CRÍTICA | Não Mexa Com Ela

Direção: Michal Aviad
Roteiro: Michal Aviad, Sharon Azulay Eyal e Michal Vinik
Elenco: Liron Ben-Shlush, Menashe Noy, Oshri Cohen, entre outros
Origem: Israel
Ano: 2018


Não Mexa Com Ela (Isha Ovedet) acompanha a jornada de Orna Haviv (Liron Ben-Shlush) na tentativa de se re-inserir no mercado de trabalho para consolidar economicamente seu núcleo familiar, agora que começaram, ela e o marido, a empreitada de abrir um restaurante. Rapidamente ela assume um cargo de respeito como assistente em uma construtora na cidade, vendendo prédios para estrangeiros. Sua boa articulação com clientes franceses chama atenção e rapidamente ela se torna objeto de interesse de seu chefe Benny (Menashe Noy). Interesse esse que, em pouco tempo, se revela coberto de intensões sexuais, e é aqui que nossa história de fato começa.

Desde o primeiro momento, quando Orna é apresentada ao seu superior profissional e escuta sobra a admiração que há por ele no local, são instaladas as primeiras grades de uma jaula que vai se estendendo em seu entorno. O olhar da personagem gradualmente acompanha as suspeitas de que algo está em andamento, uma espécie de silenciosa avaliação por parte de Benny sobre até onde consegue aproxima-la dele, um teste salpicado em pequenos pedidos como que solte seu cabelo, utilize outra roupa, acompanhe ele até um lugar de difícil acesso. Assim, sem nunca verbalizar, ele está verificando o momento certo para dar o bote. Orna está tentando equilibrar a insipiente compreensão deste assédio com seu vigor para crescer no ambiente de trabalho e sua dedicação interpretada como reciprocidade por quem vê o que quer.

Foto: Pagu Pictures

A diretora Michal Aviad (For My Children) é engenhosa no fôlego que fornece em cena para a posterioridade de cada ação, deixando que nas inflexões de sua protagonista se esclareça um corpo revestido de precauções frágeis contra os movimentos ambíguos dos homens ao seu redor. É uma compreensão essencialmente eficiente das defesas tímidas que com muito esforço se erguem para a proteção de algo com gosto de inevitável e irremediável. Mesmo depois de uma primeira investida mal sucedida e parcamente superada, a relação entre Orna e Benny permanece carregada de um mau agouro presente a todo momento, tornando mesmo cenas em planos abertos claustrofóbicas.

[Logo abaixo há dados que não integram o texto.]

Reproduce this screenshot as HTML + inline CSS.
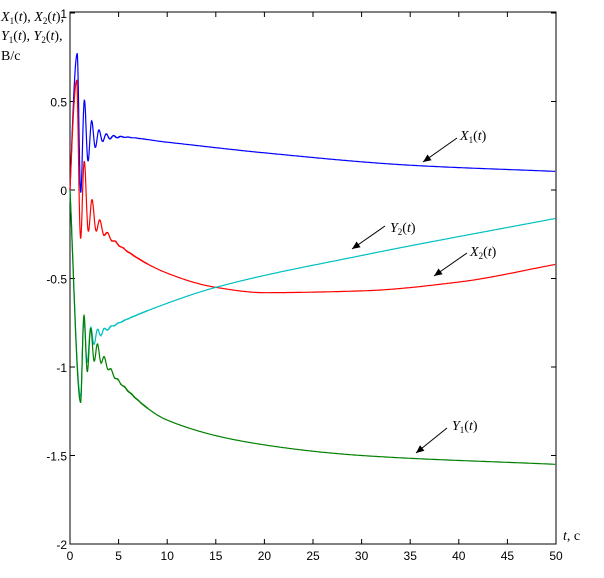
<!DOCTYPE html>
<html><head><meta charset="utf-8"><style>
body{margin:0;background:#fff;}
svg{display:block;font-family:"Liberation Sans",sans-serif;}
.tl{font-family:"Liberation Serif",serif;font-size:14px;}
</style></head><body>
<svg id="s" width="604" height="578" xmlns="http://www.w3.org/2000/svg">
<rect width="604" height="578" fill="#fff"/>
<rect x="70" y="12" width="486" height="532" fill="#fff" stroke="#000" stroke-width="1"/>
<g id="ticks" stroke="#000" stroke-width="1"></g>
<g id="lbl" font-size="12" fill="#000"></g>
<g id="curves" fill="none" stroke-width="1.2"></g>
<g class="tl" fill="#000">
<text x="1" y="21"><tspan font-style="italic">X</tspan><tspan font-size="9" dy="3">1</tspan><tspan dy="-3">(</tspan><tspan font-style="italic">t</tspan>), <tspan font-style="italic">X</tspan><tspan font-size="9" dy="3">2</tspan><tspan dy="-3">(</tspan><tspan font-style="italic">t</tspan>),</text>
<text x="1" y="40"><tspan font-style="italic">Y</tspan><tspan font-size="9" dy="3">1</tspan><tspan dy="-3">(</tspan><tspan font-style="italic">t</tspan>), <tspan font-style="italic">Y</tspan><tspan font-size="9" dy="3">2</tspan><tspan dy="-3">(</tspan><tspan font-style="italic">t</tspan>),</text>
<text x="1" y="60">B/c</text>
<text x="563" y="540"><tspan font-style="italic">t</tspan>, c</text>
<text x="460" y="140"><tspan font-style="italic">X</tspan><tspan font-size="9" dy="3">1</tspan><tspan dy="-3">(</tspan><tspan font-style="italic">t</tspan>)</text>
<text x="390" y="232"><tspan font-style="italic">Y</tspan><tspan font-size="9" dy="3">2</tspan><tspan dy="-3">(</tspan><tspan font-style="italic">t</tspan>)</text>
<text x="470" y="256"><tspan font-style="italic">X</tspan><tspan font-size="9" dy="3">2</tspan><tspan dy="-3">(</tspan><tspan font-style="italic">t</tspan>)</text>
<text x="452" y="430"><tspan font-style="italic">Y</tspan><tspan font-size="9" dy="3">1</tspan><tspan dy="-3">(</tspan><tspan font-style="italic">t</tspan>)</text>
</g>
<g id="arrows" stroke="#000" fill="#000"></g>
</svg>
<script>
var NS="http://www.w3.org/2000/svg";
function el(p,n,a,t){var e=document.createElementNS(NS,n);for(var k in a)e.setAttribute(k,a[k]);if(t!==undefined)e.textContent=t;document.getElementById(p).appendChild(e);return e;}
function X(t){return 70+t*9.72;}
function Y(v){return 190-v*177;}
for(var i=0;i<=10;i++){var x=X(i*5);el("ticks","line",{x1:x,y1:544,x2:x,y2:539});el("ticks","line",{x1:x,y1:12,x2:x,y2:17});
el("lbl","text",{x:x,y:560,"text-anchor":"middle"},String(i*5));}
for(var j=0;j<=6;j++){var v=1-j*0.5,y=Y(v);el("ticks","line",{x1:70,y1:y,x2:75,y2:y});el("ticks","line",{x1:556,y1:y,x2:551,y2:y});
el("lbl","text",{x:67,y:y+5,"text-anchor":"end"},String(v));}
function pchip(k){var n=k.length,h=[],d=[],m=[];for(var i=0;i<n-1;i++){h[i]=k[i+1][0]-k[i][0];d[i]=(k[i+1][1]-k[i][1])/h[i];}
m[0]=d[0];m[n-1]=d[n-2];for(i=1;i<n-1;i++){if(d[i-1]*d[i]<=0)m[i]=0;else{var w1=2*h[i]+h[i-1],w2=h[i]+2*h[i-1];m[i]=(w1+w2)/(w1/d[i-1]+w2/d[i]);}}
return function(t){for(var i=0;i<n-1;i++){if(t<=k[i+1][0]){var u=(t-k[i][0])/h[i],u2=u*u,u3=u2*u;
return (2*u3-3*u2+1)*k[i][1]+(u3-2*u2+u)*h[i]*m[i]+(-2*u3+3*u2)*k[i+1][1]+(u3-u2)*h[i]*m[i+1];}}return k[n-1][1];};}
function curve(col,keys,tp,A,P,tau){var f=pchip(keys);var pts=[];for(var t=0;t<=50;t+=(t<8?0.005:0.1)){var v=f(t);
var ph,am;if(t<tp){ph=Math.PI/2*t/tp;am=A;}else{ph=Math.PI/2+2*Math.PI*(t-tp)/P;am=A*Math.exp(-(t-tp)/tau);}
v+=am*Math.sin(ph);pts.push(X(t).toFixed(1)+","+Y(v).toFixed(1));}
el("curves","polyline",{points:pts.join(" "),stroke:col});}
curve("#0000ff",[[0,0],[0.75,0.3],[5,0.3],[10,0.27],[20,0.21],[35,0.14],[50,0.105]],0.75,0.47,0.75,0.9);
curve("#ff0000",[[0,0],[0.7,0.12],[1.5,-0.05],[3,-0.2],[5,-0.31],[10,-0.47],[15,-0.55],[20,-0.58],[30,-0.57],[40,-0.52],[50,-0.42]],0.7,0.5,0.8,0.9);
curve("#00c0c0",[[0,0],[1.1,-0.92],[2,-0.85],[4,-0.78],[10,-0.64],[15,-0.55],[30,-0.37],[50,-0.16]],1.1,-0.25,0.7,0.8);
curve("#008000",[[0,0],[1.1,-0.92],[2,-0.88],[3,-0.93],[5,-1.08],[10,-1.3],[20,-1.44],[30,-1.5],[50,-1.55]],1.1,-0.28,0.7,1.0);
function arrow(x1,y1,x2,y2){el("arrows","line",{x1:x1,y1:y1,x2:x2,y2:y2});var a=Math.atan2(y2-y1,x2-x1),L=8,w=3.5;
var bx=x2-L*Math.cos(a),by=y2-L*Math.sin(a);el("arrows","polygon",{points:x2+","+y2+" "+(bx-w*Math.sin(a))+","+(by+w*Math.cos(a))+" "+(bx+w*Math.sin(a))+","+(by-w*Math.cos(a)),stroke:"none"});}
arrow(457,138,423,162);arrow(385,226,352,249);arrow(467,253,434,276);arrow(447,428,416,453);
</script>
</body></html>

Isso se deve principalmente a um ótimo trabalho de câmera em que em muitos momentos a ação se desenvolve no espaço entre as paredes de um corredor. A eficácia desses enquadramentos permitirem a noção visual de um espaço encerrado como um beco sem saída. A presença parcial de corredores sugere que a personagem chegou caminhando até ali, e se não vê como retornar, é tanto uma situação interna dela quanto uma imposição dos ângulos. É facilmente a parte mais inventiva do filme, uma vez que fora a boa direção e boas atuações para desenvolver a desconfiança e o assédio sexual em ambiente profissional.

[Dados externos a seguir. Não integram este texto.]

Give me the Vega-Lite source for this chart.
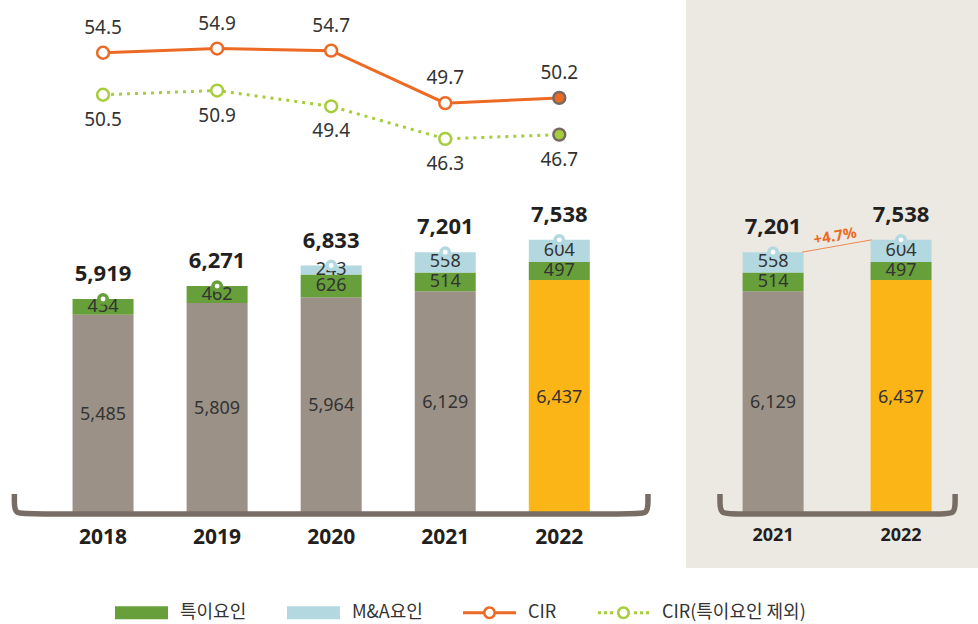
{
  "$schema": "https://vega.github.io/schema/vega-lite/v6.json",
  "padding": 0,
  "autosize": {"type": "pad"},
  "background": "white",
  "spacing": 0,
  "bounds": "flush",
  "config": {
    "view": {"stroke": null},
    "font": "Noto Sans",
    "legend": {
      "orient": "none",
      "legendX": 115,
      "legendY": 586,
      "direction": "horizontal",
      "symbolSize": 2809,
      "symbolStrokeWidth": 0,
      "symbolOpacity": 1,
      "labelOffset": 12,
      "columnPadding": 40,
      "labelFont": "Noto Sans CJK KR",
      "labelFontSize": 18,
      "labelColor": "#333333",
      "padding": 0
    }
  },
  "datasets": {
    "bars": [
      {"year": 2018, "type": "기본", "ord": 1, "value": 5485},
      {"year": 2018, "type": "특이요인", "ord": 2, "value": 434},
      {"year": 2019, "type": "기본", "ord": 1, "value": 5809},
      {"year": 2019, "type": "특이요인", "ord": 2, "value": 462},
      {"year": 2020, "type": "기본", "ord": 1, "value": 5964},
      {"year": 2020, "type": "특이요인", "ord": 2, "value": 626},
      {"year": 2020, "type": "M&A요인", "ord": 3, "value": 243},
      {"year": 2021, "type": "기본", "ord": 1, "value": 6129},
      {"year": 2021, "type": "특이요인", "ord": 2, "value": 514},
      {"year": 2021, "type": "M&A요인", "ord": 3, "value": 558},
      {"year": 2022, "type": "기본", "ord": 1, "value": 6437},
      {"year": 2022, "type": "특이요인", "ord": 2, "value": 497},
      {"year": 2022, "type": "M&A요인", "ord": 3, "value": 604}
    ],
    "totals": [
      {"year": 2018, "total": 5919},
      {"year": 2019, "total": 6271},
      {"year": 2020, "total": 6833},
      {"year": 2021, "total": 7201},
      {"year": 2022, "total": 7538}
    ],
    "ratio": [
      {"year": 2018, "cir": 54.5, "excl": 50.5},
      {"year": 2019, "cir": 54.9, "excl": 50.9},
      {"year": 2020, "cir": 54.7, "excl": 49.4},
      {"year": 2021, "cir": 49.7, "excl": 46.3},
      {"year": 2022, "cir": 50.2, "excl": 46.7}
    ],
    "growth": [
      {"from": 2021.2264, "to": 2021.7698, "v0": 7201, "v1": 7538, "mid": 2021.498, "vm": 7369.5, "label": "+4.7%"}
    ],
    "bracketL": [
      {"o": 1, "x": 2017.2225, "y": 575},
      {"o": 2, "x": 2017.2225, "y": 411},
      {"o": 3, "x": 2017.2225, "y": 27},
      {"o": 4, "x": 2017.3391, "y": 27},
      {"o": 5, "x": 2022.6652, "y": 27},
      {"o": 6, "x": 2022.7775, "y": 27},
      {"o": 7, "x": 2022.7775, "y": 411},
      {"o": 8, "x": 2022.7775, "y": 575}
    ],
    "bracketR": [
      {"o": 1, "x": 2020.5849, "y": 575},
      {"o": 2, "x": 2020.5849, "y": 411},
      {"o": 3, "x": 2020.5849, "y": 27},
      {"o": 4, "x": 2020.6868, "y": 27},
      {"o": 5, "x": 2022.3245, "y": 27},
      {"o": 6, "x": 2022.4226, "y": 27},
      {"o": 7, "x": 2022.4226, "y": 411},
      {"o": 8, "x": 2022.4226, "y": 575}
    ],
    "legend": [
      {"item": "특이요인"},
      {"item": "M&A요인"},
      {"item": "CIR"},
      {"item": "CIR(특이요인 제외)"}
    ]
  },
  "vconcat": [
    {
      "spacing": 0,
      "bounds": "flush",
      "hconcat": [
        {
          "width": 686,
          "height": 568,
          "layer": [
            {
              "layer": [
                {
                  "data": {"name": "bars"},
                  "mark": {"type": "bar", "width": 61},
                  "encoding": {
                    "x": {"field": "year", "type": "quantitative", "scale": {"domain": [2017.1404, 2023.067], "nice": false, "zero": false}, "axis": null},
                    "y": {"field": "value", "type": "quantitative", "stack": "zero", "scale": {"domain": [-1452, 14109], "nice": false, "zero": false}, "axis": null},
                    "detail": {"field": "type", "type": "nominal"},
                    "order": {"field": "ord", "type": "quantitative"},
                    "color": {
                      "condition": [
                        {"test": "datum.type === '특이요인'", "value": "#679f3a"},
                        {"test": "datum.type === 'M&A요인'", "value": "#b3d8e0"},
                        {"test": "datum.year === 2022", "value": "#fbb516"}
                      ],
                      "value": "#9c9187"
                    }
                  }
                },
                {
                  "data": {"name": "bars"},
                  "mark": {"type": "text", "fontSize": 18, "color": "#333333", "baseline": "middle", "align": "center"},
                  "encoding": {
                    "x": {"field": "year", "type": "quantitative"},
                    "y": {"field": "value", "type": "quantitative", "stack": "zero", "bandPosition": 0.5},
                    "detail": {"field": "type", "type": "nominal"},
                    "order": {"field": "ord", "type": "quantitative"},
                    "text": {"field": "value", "type": "quantitative", "format": ","}
                  }
                },
                {
                  "data": {"name": "bracketL"},
                  "mark": {"type": "line", "color": "#786d64", "strokeWidth": 5.5, "interpolate": "basis", "strokeCap": "butt"},
                  "encoding": {
                    "x": {"field": "x", "type": "quantitative"},
                    "y": {"field": "y", "type": "quantitative"},
                    "order": {"field": "o", "type": "quantitative"}
                  }
                },
                {
                  "data": {"name": "totals"},
                  "mark": {"type": "point", "filled": true, "opacity": 1, "size": 71, "strokeWidth": 3.5, "fill": "white"},
                  "encoding": {
                    "x": {"field": "year", "type": "quantitative"},
                    "y": {"field": "total", "type": "quantitative"},
                    "stroke": {"condition": {"test": "datum.year <= 2019", "value": "#679f3a"}, "value": "#b3d8e0"}
                  }
                },
                {
                  "data": {"name": "totals"},
                  "mark": {"type": "text", "fontSize": 22, "fontWeight": "bold", "color": "#231f20", "baseline": "middle", "dy": -25},
                  "encoding": {
                    "x": {"field": "year", "type": "quantitative"},
                    "y": {"field": "total", "type": "quantitative"},
                    "text": {"field": "total", "type": "quantitative", "format": ","}
                  }
                },
                {
                  "data": {"name": "totals"},
                  "mark": {"type": "text", "fontSize": 21, "fontWeight": "bold", "color": "#231f20", "baseline": "middle"},
                  "encoding": {
                    "x": {"field": "year", "type": "quantitative"},
                    "y": {"datum": -630, "type": "quantitative"},
                    "text": {"field": "year", "type": "nominal"}
                  }
                }
              ]
            },
            {
              "data": {"name": "ratio"},
              "layer": [
                {
                  "mark": {"type": "line", "color": "#ec6a24", "strokeWidth": 3},
                  "encoding": {
                    "x": {"field": "year", "type": "quantitative"},
                    "y": {"field": "cir", "type": "quantitative", "scale": {"domain": [5.429, 59.524], "nice": false, "zero": false}, "axis": null}
                  }
                },
                {
                  "mark": {"type": "line", "color": "#a6cd3a", "strokeWidth": 3, "strokeDash": [3, 5]},
                  "encoding": {
                    "x": {"field": "year", "type": "quantitative"},
                    "y": {"field": "excl", "type": "quantitative"}
                  }
                },
                {
                  "mark": {"type": "point", "filled": true, "opacity": 1, "size": 140, "strokeWidth": 2.5},
                  "encoding": {
                    "x": {"field": "year", "type": "quantitative"},
                    "y": {"field": "cir", "type": "quantitative"},
                    "fill": {"condition": {"test": "datum.year === 2022", "value": "#ec6a24"}, "value": "white"},
                    "stroke": {"condition": {"test": "datum.year === 2022", "value": "#776b61"}, "value": "#ec6a24"}
                  }
                },
                {
                  "mark": {"type": "point", "filled": true, "opacity": 1, "size": 140, "strokeWidth": 2.5},
                  "encoding": {
                    "x": {"field": "year", "type": "quantitative"},
                    "y": {"field": "excl", "type": "quantitative"},
                    "fill": {"condition": {"test": "datum.year === 2022", "value": "#a6cd3a"}, "value": "white"},
                    "stroke": {"condition": {"test": "datum.year === 2022", "value": "#776b61"}, "value": "#a6cd3a"}
                  }
                },
                {
                  "mark": {"type": "text", "fontSize": 19, "color": "#333333", "baseline": "middle", "dy": -25},
                  "encoding": {
                    "x": {"field": "year", "type": "quantitative"},
                    "y": {"field": "cir", "type": "quantitative"},
                    "text": {"field": "cir", "type": "quantitative", "format": ".1f"}
                  }
                },
                {
                  "mark": {"type": "text", "fontSize": 19, "color": "#333333", "baseline": "middle", "dy": 25},
                  "encoding": {
                    "x": {"field": "year", "type": "quantitative"},
                    "y": {"field": "excl", "type": "quantitative"},
                    "text": {"field": "excl", "type": "quantitative", "format": ".1f"}
                  }
                }
              ]
            }
          ],
          "resolve": {"scale": {"y": "independent"}}
        },
        {
          "width": 292,
          "height": 568,
          "view": {"fill": "#ece9e3", "stroke": null},
          "layer": [
            {
              "data": {"name": "bars"},
              "transform": [{"filter": "datum.year >= 2021"}],
              "mark": {"type": "bar", "width": 61},
              "encoding": {
                "x": {"field": "year", "type": "quantitative", "scale": {"domain": [2020.3585, 2022.5623], "nice": false, "zero": false}, "axis": null},
                "y": {"field": "value", "type": "quantitative", "stack": "zero", "scale": {"domain": [-1452, 14109], "nice": false, "zero": false}, "axis": null},
                "detail": {"field": "type", "type": "nominal"},
                "order": {"field": "ord", "type": "quantitative"},
                "color": {
                  "condition": [
                    {"test": "datum.type === '특이요인'", "value": "#679f3a"},
                    {"test": "datum.type === 'M&A요인'", "value": "#b3d8e0"},
                    {"test": "datum.year === 2022", "value": "#fbb516"}
                  ],
                  "value": "#9c9187"
                }
              }
            },
            {
              "data": {"name": "bars"},
              "transform": [{"filter": "datum.year >= 2021"}],
              "mark": {"type": "text", "fontSize": 18, "color": "#333333", "baseline": "middle", "align": "center"},
              "encoding": {
                "x": {"field": "year", "type": "quantitative"},
                "y": {"field": "value", "type": "quantitative", "stack": "zero", "bandPosition": 0.5},
                "detail": {"field": "type", "type": "nominal"},
                "order": {"field": "ord", "type": "quantitative"},
                "text": {"field": "value", "type": "quantitative", "format": ","}
              }
            },
            {
              "data": {"name": "bracketR"},
              "mark": {"type": "line", "color": "#786d64", "strokeWidth": 5.5, "interpolate": "basis", "strokeCap": "butt"},
              "encoding": {
                "x": {"field": "x", "type": "quantitative"},
                "y": {"field": "y", "type": "quantitative"},
                "order": {"field": "o", "type": "quantitative"}
              }
            },
            {
              "data": {"name": "growth"},
              "mark": {"type": "rule", "color": "#ef8a4f", "strokeWidth": 1},
              "encoding": {
                "x": {"field": "from", "type": "quantitative"},
                "x2": {"field": "to"},
                "y": {"field": "v0", "type": "quantitative"},
                "y2": {"field": "v1"}
              }
            },
            {
              "data": {"name": "growth"},
              "mark": {"type": "text", "fontSize": 15, "fontWeight": "bold", "color": "#ec6a24", "baseline": "middle", "angle": 350, "dy": -10},
              "encoding": {
                "x": {"field": "mid", "type": "quantitative"},
                "y": {"field": "vm", "type": "quantitative"},
                "text": {"field": "label", "type": "nominal"}
              }
            },
            {
              "data": {"name": "totals"},
              "transform": [{"filter": "datum.year >= 2021"}],
              "mark": {"type": "point", "filled": true, "opacity": 1, "size": 71, "strokeWidth": 3.5, "fill": "white", "stroke": "#b3d8e0"},
              "encoding": {
                "x": {"field": "year", "type": "quantitative"},
                "y": {"field": "total", "type": "quantitative"}
              }
            },
            {
              "data": {"name": "totals"},
              "transform": [{"filter": "datum.year >= 2021"}],
              "mark": {"type": "text", "fontSize": 22, "fontWeight": "bold", "color": "#231f20", "baseline": "middle", "dy": -25},
              "encoding": {
                "x": {"field": "year", "type": "quantitative"},
                "y": {"field": "total", "type": "quantitative"},
                "text": {"field": "total", "type": "quantitative", "format": ","}
              }
            },
            {
              "data": {"name": "totals"},
              "transform": [{"filter": "datum.year >= 2021"}],
              "mark": {"type": "text", "fontSize": 18, "fontWeight": "bold", "color": "#231f20", "baseline": "middle"},
              "encoding": {
                "x": {"field": "year", "type": "quantitative"},
                "y": {"datum": -575, "type": "quantitative"},
                "text": {"field": "year", "type": "nominal"}
              }
            }
          ]
        }
      ]
    },
    {
      "width": 978,
      "height": 56,
      "data": {"name": "legend"},
      "mark": {"type": "point", "filled": true, "opacity": 1, "strokeWidth": 0, "clip": true},
      "encoding": {
        "x": {"datum": 5, "type": "quantitative", "scale": {"domain": [0, 1], "nice": false, "zero": false}, "axis": null},
        "y": {"datum": 5, "type": "quantitative", "scale": {"domain": [0, 1], "nice": false, "zero": false}, "axis": null},
        "shape": {
          "field": "item", "type": "nominal",
          "scale": {
            "domain": ["특이요인", "M&A요인", "CIR", "CIR(특이요인 제외)"],
            "range": [
              "M-1,-0.245H1V0.245H-1Z",
              "M-1,-0.245H1V0.245H-1Z",
              "M-1,-0.06H-0.2V0.06H-1Z M0.2,-0.06H1V0.06H0.2Z M0.245,0A0.245,0.245,0,1,1,-0.245,0A0.245,0.245,0,1,1,0.245,0Z M0.151,0A0.151,0.151,0,1,0,-0.151,0A0.151,0.151,0,1,0,0.151,0Z",
              "M-0.966,-0.06H-0.846V0.06H-0.966Z M-0.739,-0.06H-0.619V0.06H-0.739Z M-0.513,-0.06H-0.393V0.06H-0.513Z M0.393,-0.06H0.513V0.06H0.393Z M0.619,-0.06H0.739V0.06H0.619Z M0.846,-0.06H0.966V0.06H0.846Z M0.245,0A0.245,0.245,0,1,1,-0.245,0A0.245,0.245,0,1,1,0.245,0Z M0.151,0A0.151,0.151,0,1,0,-0.151,0A0.151,0.151,0,1,0,0.151,0Z"
            ]
          },
          "legend": {"title": null}
        },
        "color": {
          "field": "item", "type": "nominal",
          "scale": {
            "domain": ["특이요인", "M&A요인", "CIR", "CIR(특이요인 제외)"],
            "range": ["#679f3a", "#b3d8e0", "#ec6a24", "#a6cd3a"]
          },
          "legend": {"title": null}
        }
      }
    }
  ]
}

O roteiro, por outro lado, peca muito em seu terceiro ato. De um instante para o outro a decoupagem temporal muda drasticamente e eventos relevantes são deixados de lado e subentendidos, anulando momentos essenciais para a discussão sobre o abuso vivido por Orna. Exemplo disso é uma elipse que devora seu pedido de demissão e subsequente vida desempregada.

Benny é um homem ovacionado em seu ambiente profissional, então qual o espaço de Orna para expor ele sem sofrer pela descrença e retaliação? Mesmo que ela não se posicione sobre isso, o homem se recusa a emitir uma carta de recomendação, condição essencial para que consiga outro emprego na área. Ou seja, mesmo que ela tenha optado por não embarcar no conflito - o que contradiz completamente o subtexto do filme como sua sinopse, sua divulgação - ainda sofre consequências de ter sido abusada sem que a obra ofereça nenhuma consequência para seu agressor.

Foto: Pagu Pictures

O que poderia ser um comentário anti-climático, cruel e competente sobre como homens em cargos de poder costumam se safar de situações escabrosas - simplesmente pela sistemática que os eleva também a os tornar intocáveis - se torna uma conclusão equivocada sobre as sequelas de um episódio de estupro. O gosto insalubre que fica é a de que a protagonista permanece refém, uma vítima calada, desistente de uma luta real sobre seus próprios direitos para se contentar com pequenos triunfos enganosos em sua condição.

Vale citar também que a tradução do título para o Brasil, Não Mexa Com Ela, reforça a ideia de uma mulher combativa que "não vai deixar barato", imagem que o filme em si (cujo título hebraico é mais algo como "Mulher Trabalhadora") pouco trás.